Objective:
What lines of the data include the string "React"? Copy them all.

Dataset section:

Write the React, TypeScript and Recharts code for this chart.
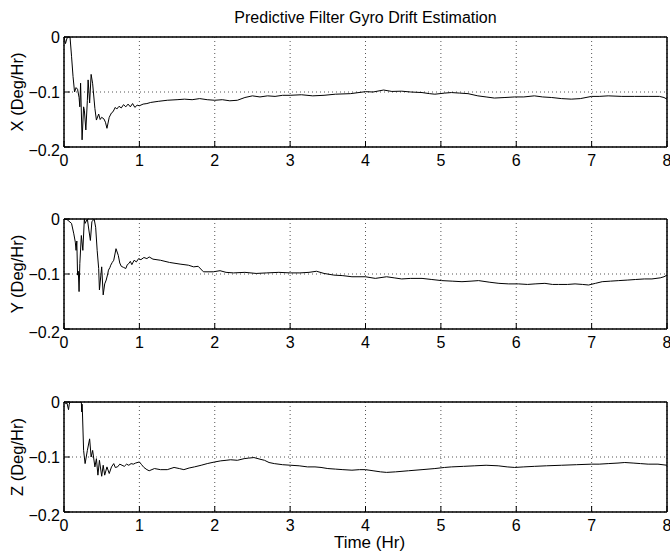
import React from "react";
import { LineChart, Line, XAxis, YAxis, CartesianGrid, Label, ReferenceArea } from "recharts";

const xTicks = [0, 1, 2, 3, 4, 5, 6, 7, 8];
const yTicks = [-0.2, -0.1, 0];
const title = "Predictive Filter Gyro Drift Estimation";
const xLabel = "Time (Hr)";
const channelLabels = ["X (Deg/Hr)", "Y (Deg/Hr)", "Z (Deg/Hr)"];

const xTime = [0,0.02,0.04,0.06,0.08,0.10,0.12,0.14,0.16,0.18,0.20,0.21,0.22,0.24,0.26,0.27,0.29,0.31,0.32,0.34,0.36,0.38,0.41,0.43,0.46,0.48,0.50,0.53,0.55,0.57,0.60,0.63,0.65,0.68,0.70,0.73,0.76,0.79,0.82,0.85,0.88,0.91,0.94,0.97,1.00,1.05,1.10,1.15,1.25,1.37,1.5,1.6,1.7,1.8,1.9,2.0,2.1,2.2,2.3,2.4,2.5,2.6,2.7,2.8,2.9,3.0,3.15,3.3,3.45,3.6,3.8,4.0,4.1,4.24,4.35,4.48,4.6,4.75,4.85,4.92,5.05,5.14,5.25,5.36,5.49,5.6,5.71,5.85,5.98,6.1,6.24,6.35,6.47,6.6,6.73,6.85,7.0,7.1,7.22,7.4,7.57,7.75,7.9,7.96,8.0];
const xDrift = [0,-0.012,-0.002,0,0,-0.035,-0.072,-0.100,-0.092,-0.095,-0.110,-0.127,-0.084,-0.187,-0.127,-0.133,-0.169,-0.115,-0.078,-0.12,-0.068,-0.085,-0.130,-0.151,-0.140,-0.150,-0.146,-0.149,-0.155,-0.166,-0.146,-0.138,-0.136,-0.128,-0.131,-0.126,-0.129,-0.123,-0.127,-0.122,-0.127,-0.121,-0.128,-0.124,-0.125,-0.122,-0.121,-0.119,-0.117,-0.115,-0.114,-0.113,-0.114,-0.112,-0.114,-0.115,-0.114,-0.116,-0.115,-0.110,-0.107,-0.109,-0.107,-0.108,-0.106,-0.106,-0.105,-0.107,-0.106,-0.104,-0.103,-0.0994,-0.100,-0.0964,-0.099,-0.0985,-0.100,-0.101,-0.103,-0.104,-0.102,-0.101,-0.102,-0.103,-0.107,-0.109,-0.111,-0.110,-0.109,-0.109,-0.107,-0.109,-0.110,-0.112,-0.113,-0.112,-0.108,-0.108,-0.107,-0.108,-0.108,-0.108,-0.108,-0.110,-0.113];

const yTime = [0,0.04,0.1,0.13,0.15,0.16,0.17,0.18,0.19,0.20,0.21,0.23,0.25,0.27,0.28,0.31,0.33,0.35,0.37,0.40,0.42,0.44,0.46,0.47,0.50,0.52,0.54,0.56,0.58,0.59,0.61,0.62,0.64,0.66,0.69,0.72,0.74,0.76,0.79,0.82,0.84,0.86,0.88,0.9,0.93,0.96,0.99,1.02,1.06,1.10,1.13,1.18,1.28,1.4,1.54,1.65,1.72,1.78,1.85,1.98,2.07,2.15,2.25,2.4,2.55,2.69,2.85,3.0,3.13,3.25,3.35,3.45,3.58,3.7,3.82,4.0,4.13,4.28,4.38,4.48,4.6,4.75,4.88,5.01,5.15,5.28,5.4,5.5,5.65,5.77,5.9,6.03,6.15,6.25,6.38,6.48,6.56,6.68,6.78,6.88,6.96,7.05,7.14,7.25,7.36,7.48,7.58,7.7,7.8,7.91,7.96,8.0];
const yDrift = [0,-0.001,-0.008,-0.027,-0.042,-0.057,-0.04,-0.102,-0.095,-0.132,-0.081,-0.030,-0.057,0,-0.008,0,-0.02,-0.039,-0.005,0,-0.015,-0.057,-0.09,-0.129,-0.087,-0.138,-0.118,-0.111,-0.1,-0.093,-0.088,-0.084,-0.079,-0.075,-0.054,-0.066,-0.08,-0.086,-0.088,-0.090,-0.083,-0.081,-0.077,-0.083,-0.075,-0.078,-0.072,-0.074,-0.070,-0.072,-0.069,-0.073,-0.075,-0.079,-0.082,-0.084,-0.087,-0.086,-0.096,-0.096,-0.094,-0.097,-0.098,-0.097,-0.099,-0.098,-0.097,-0.098,-0.098,-0.097,-0.095,-0.099,-0.102,-0.103,-0.105,-0.105,-0.108,-0.105,-0.107,-0.109,-0.108,-0.108,-0.110,-0.112,-0.113,-0.114,-0.113,-0.112,-0.115,-0.117,-0.118,-0.118,-0.119,-0.118,-0.117,-0.119,-0.119,-0.119,-0.118,-0.119,-0.120,-0.117,-0.114,-0.113,-0.112,-0.111,-0.110,-0.109,-0.109,-0.107,-0.105,-0.102];

const zTime = [0,0.02,0.04,0.06,0.07,0.08,0.23,0.235,0.24,0.245,0.26,0.28,0.31,0.34,0.36,0.38,0.41,0.43,0.45,0.47,0.50,0.52,0.54,0.57,0.60,0.63,0.66,0.68,0.71,0.74,0.77,0.80,0.83,0.86,0.89,0.92,0.95,1.0,1.03,1.06,1.10,1.13,1.2,1.28,1.37,1.46,1.53,1.59,1.66,1.73,1.82,1.9,2.0,2.08,2.15,2.21,2.3,2.39,2.45,2.52,2.6,2.66,2.72,2.79,2.9,3.01,3.12,3.23,3.33,3.41,3.5,3.6,3.7,3.82,3.92,4.0,4.1,4.2,4.28,4.4,4.57,4.75,4.92,5.05,5.14,5.3,5.45,5.6,5.76,5.88,5.98,6.1,6.24,6.4,6.6,6.8,7.0,7.1,7.22,7.35,7.44,7.55,7.65,7.75,7.88,8.0];
const zDrift = [0,-0.003,-0.002,-0.014,-0.004,0,0,-0.018,-0.004,-0.02,-0.088,-0.112,-0.088,-0.067,-0.100,-0.088,-0.118,-0.103,-0.133,-0.106,-0.135,-0.115,-0.133,-0.118,-0.130,-0.118,-0.112,-0.119,-0.118,-0.113,-0.115,-0.117,-0.113,-0.115,-0.112,-0.113,-0.111,-0.109,-0.114,-0.119,-0.123,-0.125,-0.121,-0.123,-0.123,-0.119,-0.121,-0.123,-0.120,-0.118,-0.115,-0.112,-0.109,-0.107,-0.106,-0.105,-0.106,-0.103,-0.102,-0.101,-0.104,-0.106,-0.110,-0.112,-0.114,-0.115,-0.116,-0.118,-0.118,-0.119,-0.121,-0.122,-0.123,-0.124,-0.123,-0.123,-0.125,-0.127,-0.128,-0.127,-0.125,-0.123,-0.121,-0.119,-0.118,-0.117,-0.116,-0.115,-0.116,-0.118,-0.119,-0.118,-0.117,-0.116,-0.115,-0.114,-0.113,-0.113,-0.112,-0.111,-0.110,-0.111,-0.112,-0.113,-0.113,-0.115];

const build = (t: number[], v: number[]) => t.map((time, i) => ({ t: time, v: v[i] }));
const channels = [build(xTime, xDrift), build(yTime, yDrift), build(zTime, zDrift)];
const chartTops = [0, 182, 365];

const FONT = "'Liberation Sans', Arial, Helvetica, sans-serif";
const TICK_FS = 16;
const fmt = (v: number) => (v === 0 ? "0" : (v < 0 ? "\u2212" : "") + Math.abs(v).toFixed(1));

const YTick = (props: any) => {
  const { x, y, payload } = props;
  const extra = payload.value === -0.2 ? 3 : 0;
  return (
    <text x={x} y={y + extra} dy="0.355em" textAnchor="end" fontSize={TICK_FS} fill="#000" fontFamily={FONT}>
      {fmt(payload.value)}
    </text>
  );
};

const Panel = ({ data, label }: { data: { t: number; v: number }[]; label: string }) => (
  <LineChart width={670} height={180} data={data} margin={{ top: 36, right: 2, bottom: 0, left: 0 }}>
    <CartesianGrid stroke="#555" strokeDasharray="1 3" strokeWidth={1} />
    <ReferenceArea x1={0} x2={8} y1={-0.2} y2={0} fill="none" stroke="#000" strokeWidth={1} ifOverflow="visible" />
    <XAxis
      dataKey="t"
      type="number"
      domain={[0, 8]}
      ticks={xTicks}
      interval={0}
      height={33}
      tickSize={-6}
      tickMargin={14}
      axisLine={{ stroke: "#000", strokeWidth: 1 }}
      tickLine={{ stroke: "#000" }}
      tick={{ fill: "#000", fontSize: TICK_FS, fontFamily: FONT }}
      allowDataOverflow
    />
    <XAxis
      xAxisId="top"
      orientation="top"
      dataKey="t"
      type="number"
      domain={[0, 8]}
      ticks={xTicks}
      interval={0}
      height={1}
      tickSize={-6}
      tick={false}
      axisLine={{ stroke: "#000", strokeWidth: 1 }}
      tickLine={{ stroke: "#000" }}
      allowDataOverflow
    />
    <YAxis
      type="number"
      domain={[-0.2, 0]}
      ticks={yTicks}
      interval={0}
      width={64}
      tickSize={-6}
      tickMargin={10}
      axisLine={{ stroke: "#000", strokeWidth: 1 }}
      tickLine={{ stroke: "#000" }}
      tick={<YTick />}
      allowDataOverflow
    >
      <Label
        value={label}
        angle={-90}
        position="insideLeft"
        offset={17}
        style={{ textAnchor: "middle", fontSize: 16.5, fontFamily: FONT, fill: "#000" }}
      />
    </YAxis>
    <YAxis
      yAxisId="right"
      orientation="right"
      type="number"
      domain={[-0.2, 0]}
      ticks={yTicks}
      interval={0}
      width={1}
      tickSize={-6}
      tick={false}
      axisLine={{ stroke: "#000", strokeWidth: 1 }}
      tickLine={{ stroke: "#000" }}
      allowDataOverflow
    />
    <Line
      type="linear"
      dataKey="v"
      stroke="#000"
      strokeWidth={1}
      dot={false}
      activeDot={false}
      isAnimationActive={false}
    />
  </LineChart>
);

export default function App() {
  return (
    <div
      style={{
        position: "absolute",
        left: 0,
        top: 0,
        width: 670,
        height: 552,
        background: "#fff",
        fontFamily: FONT,
        overflow: "hidden",
      }}
    >
      <div
        style={{
          position: "absolute",
          left: 64,
          width: 603,
          top: 10,
          fontSize: 16,
          lineHeight: "16px",
          textAlign: "center",
          color: "#000",
        }}
      >
        {title}
      </div>
      {channels.map((d, i) => (
        <div key={i} style={{ position: "absolute", left: 0, top: chartTops[i] }}>
          <Panel data={d} label={channelLabels[i]} />
        </div>
      ))}
      <div
        style={{
          position: "absolute",
          left: 68,
          width: 603,
          top: 534,
          fontSize: 17,
          lineHeight: "17px",
          textAlign: "center",
          color: "#000",
        }}
      >
        {xLabel}
      </div>
    </div>
  );
}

Problem solution:
Write the React, TypeScript and Recharts code for this chart.
import React from "react";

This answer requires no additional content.